[Exercise directions] Beginning with the first line below, please repeat the material exactly, ending with the line that includes "const fitEnd = [0.288, 0.335, 0.390, 0.283];".

++++++

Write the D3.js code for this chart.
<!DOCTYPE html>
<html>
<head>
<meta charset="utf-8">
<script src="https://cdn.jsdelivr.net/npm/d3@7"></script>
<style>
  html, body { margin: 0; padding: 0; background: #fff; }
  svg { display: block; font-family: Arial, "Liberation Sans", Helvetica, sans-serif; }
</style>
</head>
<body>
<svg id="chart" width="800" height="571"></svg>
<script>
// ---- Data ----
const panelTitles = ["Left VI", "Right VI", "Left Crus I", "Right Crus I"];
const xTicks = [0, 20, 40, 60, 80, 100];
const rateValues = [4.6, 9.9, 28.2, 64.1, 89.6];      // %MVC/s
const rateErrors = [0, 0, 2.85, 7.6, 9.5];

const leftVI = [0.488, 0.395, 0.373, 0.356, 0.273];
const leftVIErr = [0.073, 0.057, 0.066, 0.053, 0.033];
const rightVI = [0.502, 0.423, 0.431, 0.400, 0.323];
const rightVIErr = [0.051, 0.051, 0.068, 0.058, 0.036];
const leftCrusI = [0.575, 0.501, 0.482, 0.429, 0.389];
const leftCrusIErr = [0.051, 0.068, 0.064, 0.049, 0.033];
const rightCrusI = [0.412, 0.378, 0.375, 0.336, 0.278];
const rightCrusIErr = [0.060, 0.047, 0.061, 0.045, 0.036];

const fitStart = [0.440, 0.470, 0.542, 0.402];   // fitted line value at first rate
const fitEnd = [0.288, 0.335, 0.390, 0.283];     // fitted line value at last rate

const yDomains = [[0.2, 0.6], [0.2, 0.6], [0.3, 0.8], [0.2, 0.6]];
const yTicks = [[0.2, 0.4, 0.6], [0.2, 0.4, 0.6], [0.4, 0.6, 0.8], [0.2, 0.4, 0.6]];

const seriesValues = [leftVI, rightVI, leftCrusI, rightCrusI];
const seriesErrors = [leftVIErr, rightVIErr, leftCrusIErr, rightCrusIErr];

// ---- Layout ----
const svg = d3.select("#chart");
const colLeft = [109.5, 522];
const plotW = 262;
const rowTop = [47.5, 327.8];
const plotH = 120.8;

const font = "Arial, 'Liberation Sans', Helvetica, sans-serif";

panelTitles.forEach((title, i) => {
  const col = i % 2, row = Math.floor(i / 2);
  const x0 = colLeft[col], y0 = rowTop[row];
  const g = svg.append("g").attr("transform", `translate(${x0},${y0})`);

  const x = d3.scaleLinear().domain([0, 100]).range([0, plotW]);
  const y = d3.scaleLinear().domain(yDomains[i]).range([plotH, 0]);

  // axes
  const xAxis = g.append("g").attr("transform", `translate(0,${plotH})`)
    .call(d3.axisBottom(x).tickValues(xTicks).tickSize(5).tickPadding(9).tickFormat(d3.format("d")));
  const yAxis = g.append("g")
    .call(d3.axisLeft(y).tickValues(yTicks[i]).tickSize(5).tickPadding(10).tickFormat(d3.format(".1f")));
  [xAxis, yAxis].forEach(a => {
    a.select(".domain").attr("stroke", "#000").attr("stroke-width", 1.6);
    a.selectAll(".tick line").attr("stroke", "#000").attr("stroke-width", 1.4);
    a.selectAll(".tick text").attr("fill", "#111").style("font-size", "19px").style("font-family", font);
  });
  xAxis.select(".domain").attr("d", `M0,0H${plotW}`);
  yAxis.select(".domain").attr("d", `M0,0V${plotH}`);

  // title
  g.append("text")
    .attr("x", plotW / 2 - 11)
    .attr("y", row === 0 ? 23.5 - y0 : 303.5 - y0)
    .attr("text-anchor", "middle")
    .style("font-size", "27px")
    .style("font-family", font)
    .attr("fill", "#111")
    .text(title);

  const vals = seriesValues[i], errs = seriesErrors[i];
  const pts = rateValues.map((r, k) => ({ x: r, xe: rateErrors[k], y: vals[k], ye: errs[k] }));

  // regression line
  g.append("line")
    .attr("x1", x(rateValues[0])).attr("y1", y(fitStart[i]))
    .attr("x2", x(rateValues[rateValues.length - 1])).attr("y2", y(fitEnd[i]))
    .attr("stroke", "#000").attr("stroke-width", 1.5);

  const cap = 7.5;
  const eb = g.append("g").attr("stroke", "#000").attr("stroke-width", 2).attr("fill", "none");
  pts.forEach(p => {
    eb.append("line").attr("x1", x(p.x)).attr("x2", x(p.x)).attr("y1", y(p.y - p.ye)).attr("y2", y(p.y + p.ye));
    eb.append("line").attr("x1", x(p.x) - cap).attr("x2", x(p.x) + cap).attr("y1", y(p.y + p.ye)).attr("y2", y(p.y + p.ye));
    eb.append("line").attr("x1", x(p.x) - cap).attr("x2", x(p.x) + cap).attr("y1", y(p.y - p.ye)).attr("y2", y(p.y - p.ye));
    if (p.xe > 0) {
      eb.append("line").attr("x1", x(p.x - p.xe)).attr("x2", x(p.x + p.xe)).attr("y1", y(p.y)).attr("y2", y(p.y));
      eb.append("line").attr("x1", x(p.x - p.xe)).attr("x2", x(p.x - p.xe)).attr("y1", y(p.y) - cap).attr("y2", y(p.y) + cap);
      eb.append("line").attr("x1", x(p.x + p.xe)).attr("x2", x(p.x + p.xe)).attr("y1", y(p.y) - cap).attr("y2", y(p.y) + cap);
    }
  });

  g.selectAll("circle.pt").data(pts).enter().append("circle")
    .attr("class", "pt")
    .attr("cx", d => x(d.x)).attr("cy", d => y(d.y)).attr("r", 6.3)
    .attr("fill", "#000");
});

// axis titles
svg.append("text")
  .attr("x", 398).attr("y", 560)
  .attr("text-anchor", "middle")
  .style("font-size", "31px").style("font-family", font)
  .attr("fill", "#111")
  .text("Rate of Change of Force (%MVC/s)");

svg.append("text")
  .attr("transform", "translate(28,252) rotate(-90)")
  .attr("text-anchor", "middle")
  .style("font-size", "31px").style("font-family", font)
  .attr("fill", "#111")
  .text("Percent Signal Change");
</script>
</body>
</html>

++++++

[Response]
Write the D3.js code for this chart.
<!DOCTYPE html>
<html>
<head>
<meta charset="utf-8">
<script src="https://cdn.jsdelivr.net/npm/d3@7"></script>
<style>
  html, body { margin: 0; padding: 0; background: #fff; }
  svg { display: block; font-family: Arial, "Liberation Sans", Helvetica, sans-serif; }
</style>
</head>
<body>
<svg id="chart" width="800" height="571"></svg>
<script>
// ---- Data ----
const panelTitles = ["Left VI", "Right VI", "Left Crus I", "Right Crus I"];
const xTicks = [0, 20, 40, 60, 80, 100];
const rateValues = [4.6, 9.9, 28.2, 64.1, 89.6];      // %MVC/s
const rateErrors = [0, 0, 2.85, 7.6, 9.5];

const leftVI = [0.488, 0.395, 0.373, 0.356, 0.273];
const leftVIErr = [0.073, 0.057, 0.066, 0.053, 0.033];
const rightVI = [0.502, 0.423, 0.431, 0.400, 0.323];
const rightVIErr = [0.051, 0.051, 0.068, 0.058, 0.036];
const leftCrusI = [0.575, 0.501, 0.482, 0.429, 0.389];
const leftCrusIErr = [0.051, 0.068, 0.064, 0.049, 0.033];
const rightCrusI = [0.412, 0.378, 0.375, 0.336, 0.278];
const rightCrusIErr = [0.060, 0.047, 0.061, 0.045, 0.036];

const fitStart = [0.440, 0.470, 0.542, 0.402];   // fitted line value at first rate
const fitEnd = [0.288, 0.335, 0.390, 0.283];     // fitted line value at last rate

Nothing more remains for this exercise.